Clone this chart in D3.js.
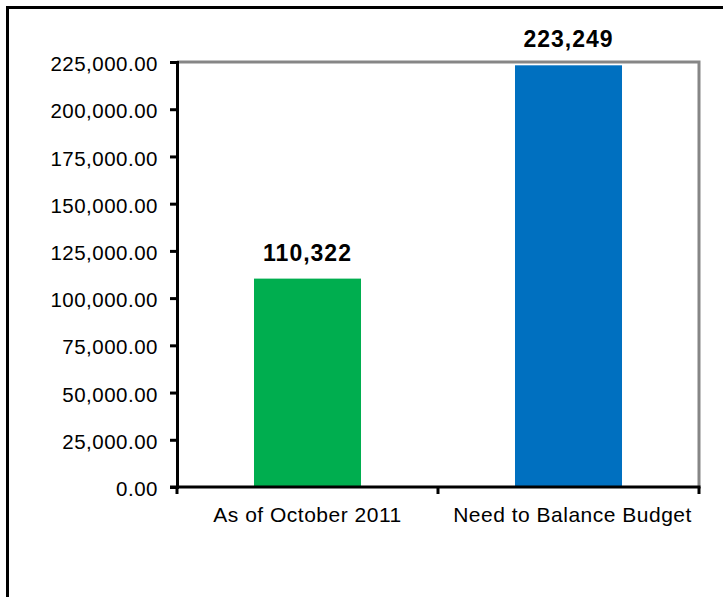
<!DOCTYPE html>
<html>
<head>
<meta charset="utf-8">
<script src="https://cdn.jsdelivr.net/npm/d3@7"></script>
<style>
	body { margin: 0; background: #fff; }
	svg { display: block; font-family: "Liberation Sans", Arial, sans-serif; }
	.tick text { fill: #000; }
</style>
</head>
<body>
<svg width="723" height="597"></svg>
<script>
var categories = ["As of October 2011", "Need to Balance Budget"];
var values = [110322, 223249];
var barColors = ["#00ae4f", "#0070c0"];
var yTicks = [0, 25000, 50000, 75000, 100000, 125000, 150000, 175000, 200000, 225000];

function draw() {
	var svg = d3.select("svg");
	var left = 177, right = 699, top = 62, bottom = 487;

	// outer frame runs past the bottom and right edge of the picture
	svg.append("rect")
		.attr("x", 7.5).attr("y", 7.5).attr("width", 800).attr("height", 700)
		.attr("fill", "none").attr("stroke", "#000").attr("stroke-width", 3);

	var x = d3.scaleBand().domain(categories).range([left, right])
		.paddingInner(0.59).paddingOuter(0.295);
	var y = d3.scaleLinear().domain([0, 225000]).range([bottom, top]);

	// gray plot border (top and right)
	svg.append("path")
		.attr("d", "M" + left + "," + top + "H" + right + "V" + bottom)
		.attr("fill", "none").attr("stroke", "#868686").attr("stroke-width", 3);

	svg.selectAll("rect.bar")
		.data(values)
		.enter().append("rect").attr("class", "bar")
			.attr("x", function(d, i) { return x(categories[i]); })
			.attr("y", function(d) { return y(d); })
			.attr("width", x.bandwidth())
			.attr("height", function(d) { return y(0) - y(d); })
			.attr("fill", function(d, i) { return barColors[i]; });

	svg.selectAll("text.value")
		.data(values)
		.enter().append("text").attr("class", "value")
			.attr("x", function(d, i) { return x(categories[i]) + x.bandwidth()/2; })
			.attr("y", function(d) { return y(d) - 18; })
			.attr("text-anchor", "middle")
			.attr("font-size", 23).attr("font-weight", "bold").attr("letter-spacing", 1)
			.text(d3.format(","));

	var fmt = d3.format(",.2f");
	var yAxis = svg.append("g").attr("transform", "translate(" + left + ",0)")
		.call(d3.axisLeft(y).tickValues(yTicks).tickFormat(fmt).tickSizeOuter(0).tickSize(7).tickPadding(12));
	yAxis.select(".domain").attr("stroke-width", 3);
	yAxis.selectAll(".tick line").attr("stroke-width", 3);
	yAxis.selectAll(".tick text").attr("font-size", 20.5).attr("letter-spacing", 0.5).attr("dy", "0.42em")
		.attr("font-family", "Liberation Sans, Arial, sans-serif");

	// category boundaries as ticks on the x axis
	var bounds = d3.scaleLinear().domain([0, categories.length]).range([left, right]);
	var xAxis = svg.append("g").attr("transform", "translate(0," + bottom + ")");
	xAxis.append("line").attr("x1", left - 7).attr("x2", right + 1.5)
		.attr("stroke", "#000").attr("stroke-width", 3);
	xAxis.selectAll("line.bound")
		.data(d3.range(categories.length + 1))
		.enter().append("line").attr("class", "bound")
			.attr("x1", function(d) { return bounds(d); }).attr("x2", function(d) { return bounds(d); })
			.attr("y1", 0).attr("y2", 7)
			.attr("stroke", "#000").attr("stroke-width", 3);
	xAxis.selectAll("text.cat")
		.data(categories)
		.enter().append("text").attr("class", "cat")
			.attr("x", function(d, i) { return x(d) + x.bandwidth()/2 + i*4; })
			.attr("y", 35)
			.attr("text-anchor", "middle")
			.attr("font-size", 21).attr("letter-spacing", 0.5)
			.text(function(d) { return d; });
}

draw();
</script>
</body>
</html>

◇ ◇ ◇ ◇ ◇

*GIVEN INSTRUCTION:* Copy nothing but the lines from the top of the data down to the line containing "d3.scaleLinear().domain([0, 225000]).range([bottom, top]);", and leave the pictures out.

*OUTPUT OF THE TASK:*
Clone this chart in D3.js.
<!DOCTYPE html>
<html>
<head>
<meta charset="utf-8">
<script src="https://cdn.jsdelivr.net/npm/d3@7"></script>
<style>
	body { margin: 0; background: #fff; }
	svg { display: block; font-family: "Liberation Sans", Arial, sans-serif; }
	.tick text { fill: #000; }
</style>
</head>
<body>
<svg width="723" height="597"></svg>
<script>
var categories = ["As of October 2011", "Need to Balance Budget"];
var values = [110322, 223249];
var barColors = ["#00ae4f", "#0070c0"];
var yTicks = [0, 25000, 50000, 75000, 100000, 125000, 150000, 175000, 200000, 225000];

function draw() {
	var svg = d3.select("svg");
	var left = 177, right = 699, top = 62, bottom = 487;

	// outer frame runs past the bottom and right edge of the picture
	svg.append("rect")
		.attr("x", 7.5).attr("y", 7.5).attr("width", 800).attr("height", 700)
		.attr("fill", "none").attr("stroke", "#000").attr("stroke-width", 3);

	var x = d3.scaleBand().domain(categories).range([left, right])
		.paddingInner(0.59).paddingOuter(0.295);
	var y = d3.scaleLinear().domain([0, 225000]).range([bottom, top]);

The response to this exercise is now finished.